Foreign Soil
Tomorrow, Suzanne will be sworn in as a Peace Corps volunteer. Her two-and-a-half-month training program is over. She has improved her French and begun Bariba. She’s taught students at a model school and learned that when Beninese children want to get their teacher’s attention, they snap their fingers and say, “Madame! Madame!” The day after tomorrow she begins the two-day trip to the village in the northern part of the country where she’ll spend much of the next two years.
As she leaves behind the seacoast, the airport and other easy forms of egress, I worry about her more. But I trust that her training has been true and useful — and that she will temper her kindness with common sense.
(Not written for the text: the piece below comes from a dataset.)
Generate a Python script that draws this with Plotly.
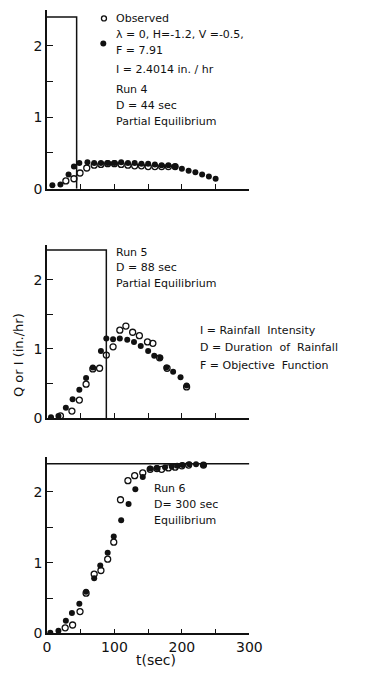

I think of these things even more after the killing of four Americans, including Ambassador Chris Stevens, at the U.S. Consulate in Benghazi. Although there have certainly been enough world events to convince me otherwise (especially the Iran hostage crisis), I persist in thinking of embassies and consulates as safe havens, as foreign soil, our soil, in the host countries.
Now that feeling of safety and ease has been violated. That doesn’t mean I’m going to let these feelings get the better of me. Ambassador Stevens was a former Peace Corps volunteer. He wasn’t afraid of “rough” travel, of arriving in Libya (then still in the throes of revolution) on a cargo ship. I still believe in the “peace” in Peace Corps.
But world events are making that harder to do.